4 tips to financially manage a career change later in life

Did you know what you wanted to be when you were growing up? From footballers to film stars to astronauts, we set our sights high when we’re young – but many of us go down altogether different paths when we do finally get into work.

Woman at crossroads

In fact, around half of the UK workforce today worry their skills are not well matched to their job. Whether it’s in search of better job satisfaction, a healthier work-life balance or higher rewards, it’s normal to consider a career change from time to time – but it can be a scary jump to make.

Money worries maybe your biggest barrier, and you’ll want to explore your options carefully. Here are four ways to manage a career change a little easier.

Start a savings fund

Financially manage a career change

It’s a good idea to be saving at all times in life, but especially if you’re considering a career change. If you have the means to build up a special savings fund well in advance, you could make your new job search a little less stressful.

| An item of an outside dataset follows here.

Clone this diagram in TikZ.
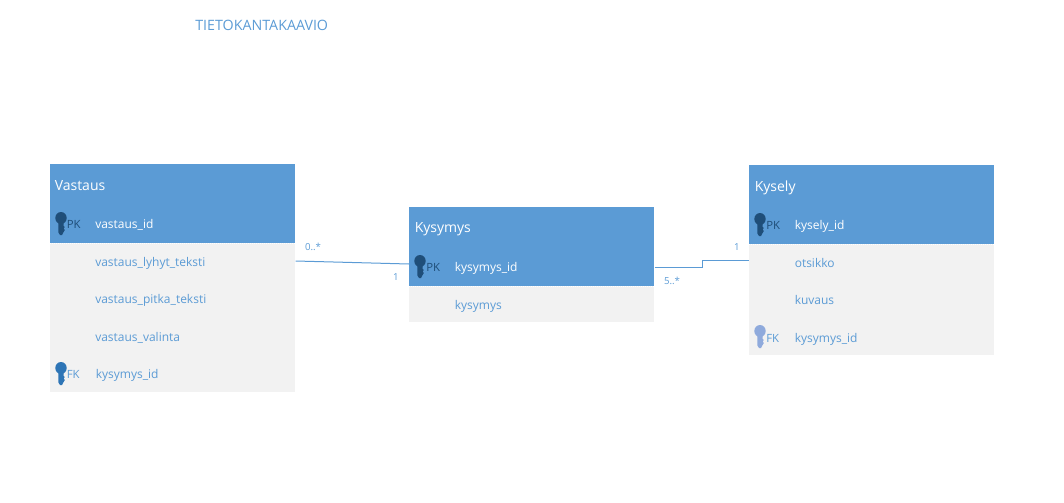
\documentclass[tikz,border=0pt]{standalone}
\usepackage{fontspec}
\setmainfont{Open Sans}
\definecolor{hdr}{HTML}{5B9BD5}
\definecolor{bodyc}{HTML}{F2F2F2}
\definecolor{pkdark}{HTML}{1F4E79}
\definecolor{fkmid}{HTML}{2E75B6}
\definecolor{fklight}{HTML}{8FAADC}
\tikzset{
  x=0.75pt,y=-0.75pt,
  header/.style={fill=hdr,draw=none,inner sep=0pt,minimum width=183.75pt,anchor=north west},
  tablebody/.style={fill=bodyc,draw=none,inner sep=0pt,minimum width=183.75pt,anchor=north west},
  title/.style={text=white,font=\fontsize{10.5}{12}\selectfont,anchor=base west,inner sep=0pt},
  pkfield/.style={text=white,font=\fontsize{9}{10}\selectfont,anchor=base west,inner sep=0pt},
  field/.style={text=hdr,font=\fontsize{9}{10}\selectfont,anchor=base west,inner sep=0pt},
  tagpk/.style={text=pkdark,font=\fontsize{8.5}{10}\selectfont,anchor=base west,inner sep=0pt},
  tagfk/.style={text=hdr,font=\fontsize{8.5}{10}\selectfont,anchor=base west,inner sep=0pt},
  card/.style={text=hdr,font=\fontsize{7.25}{8}\selectfont,inner sep=0pt},
  link/.style={draw=hdr,line width=0.75pt},
  sep/.style={draw=white,line width=0.5pt,densely dotted},
  pics/dbkey/.style={code={
    \fill[#1] (0,-6) circle[x radius=5.7,y radius=6];
    \fill[#1] (-2.6,-1) -- (2.6,-1) -- (2.6,2) -- (3.8,3) -- (2.6,4.5) -- (3.8,6) -- (2.6,8) -- (1,11) -- (-1,11) -- (-2.6,8.5) -- cycle;
  }}
}
\begin{document}
\begin{tikzpicture}
\useasboundingbox (0,0) rectangle (1064,503);
\node[text=hdr,font=\fontsize{10.7}{12}\selectfont,anchor=base west,inner sep=0pt] (heading) at (195,31) {TIETOKANTAKAAVIO};

% Vastaus
\node[header,minimum height=59.25pt] (vh) at (50,164) {};
\node[tablebody,minimum height=111.75pt] (vb) at (50,243) {};
\draw[sep] (vh.south west) -- (vh.south east);
\node[title] (vt) at (54.5,190) {Vastaus};
\pic at (61,224) {dbkey=pkdark};
\node[tagpk] (vpk) at (66.5,228) {PK};
\node[pkfield] (v1) at (95,228) {vastaus\_id};
\node[field] (v2) at (95,266) {vastaus\_lyhyt\_teksti};
\node[field] (v3) at (95,303) {vastaus\_pitka\_teksti};
\node[field] (v4) at (95,341) {vastaus\_valinta};
\pic at (61,374) {dbkey=fkmid};
\node[tagfk] (vfk) at (66.5,378) {FK};
\node[field] (v5) at (95.5,378) {kysymys\_id};

% Kysymys
\node[header,minimum height=59.25pt] (qh) at (409,207) {};
\node[tablebody,minimum height=27pt] (qb) at (409,286) {};
\draw[sep] (qh.south west) -- (qh.south east);
\node[title] (qt) at (414.5,232) {Kysymys};
\pic at (420,267) {dbkey=pkdark};
\node[tagpk] (qpk) at (426,271) {PK};
\node[pkfield] (q1) at (454.5,271) {kysymys\_id};
\node[field] (q2) at (454.5,309) {kysymys};

% Kysely
\node[header,minimum height=59.25pt] (kh) at (749,165) {};
\node[tablebody,minimum height=83.25pt] (kb) at (749,244) {};
\draw[sep] (kh.south west) -- (kh.south east);
\node[title] (kt) at (754.5,191) {Kysely};
\pic at (760,225) {dbkey=pkdark};
\node[tagpk] (kpk) at (766,229) {PK};
\node[pkfield] (k1) at (794.5,229) {kysely\_id};
\node[field] (k2) at (794.5,267) {otsikko};
\node[field] (k3) at (794.5,304) {kuvaus};
\pic at (760,337) {dbkey=fklight};
\node[tagfk] (kfk) at (766,342) {FK};
\node[field] (k4) at (794.5,342) {kysymys\_id};

% connectors
\draw[link] (vb.north east) ++(0,18) coordinate (a1) -- (qh.north west |- 0,264) coordinate (a2);
\draw[link] (qh.north east |- 0,267) coordinate (b1) -- (702,267) coordinate (b2) -- (702,260) coordinate (b3) -- (kb.north west |- 0,260) coordinate (b4);

\node[card] (c1) at (313,247) {0..*};
\node[card] (c2) at (396,277) {1};
\node[card] (c3) at (672,281) {5..*};
\node[card] (c4) at (737,247) {1};
\end{tikzpicture}
\end{document}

Create a separate savings account that’s not easy to withdraw money from. Finding extra sources of revenue such as taking on part-time roles or selling unwanted possessions won’t hurt your cause either. In addition to this, you could always take out an instant cash loan as a form of additional funding to help you make the career move you want.

Budget for a drop in income

If you’ve progressed to a certain level in one industry but you’re planning to start again in another, you’ll probably need to get used to earning a little less at first.

Try researching what a typical starter wage is in your ideal job and have a go at living on a similar amount for a few months before you commit. You’ll still be earning your current wage at this point, so you’ll be able to put a little extra in that savings fund too.

Build a support network   

Support network

If your friends and family know you well enough, they’ll probably know your current role isn’t right for you and should support your decision to switch things up.

Let them know you might not be able to spend as freely as you used to. Speaking openly about your decision with others could allow you to hear more about their careers – or even find a quicker way in.

Time it right  

Ultimately to manage a career change will feel more achievable during certain periods of your life than others. If you have a young child to support or you’ve just secured a new mortgage, for example, you’ll probably need to be more careful than if you had fewer commitments.

That shouldn’t mean having to wait forever though, so if you fancy your chances, it could be time to take the plunge.

Do you wish you felt more fulfilled at the end of the working day? With just a little prior preparation and planning, you could complete the career swap you’ve been putting off for many years.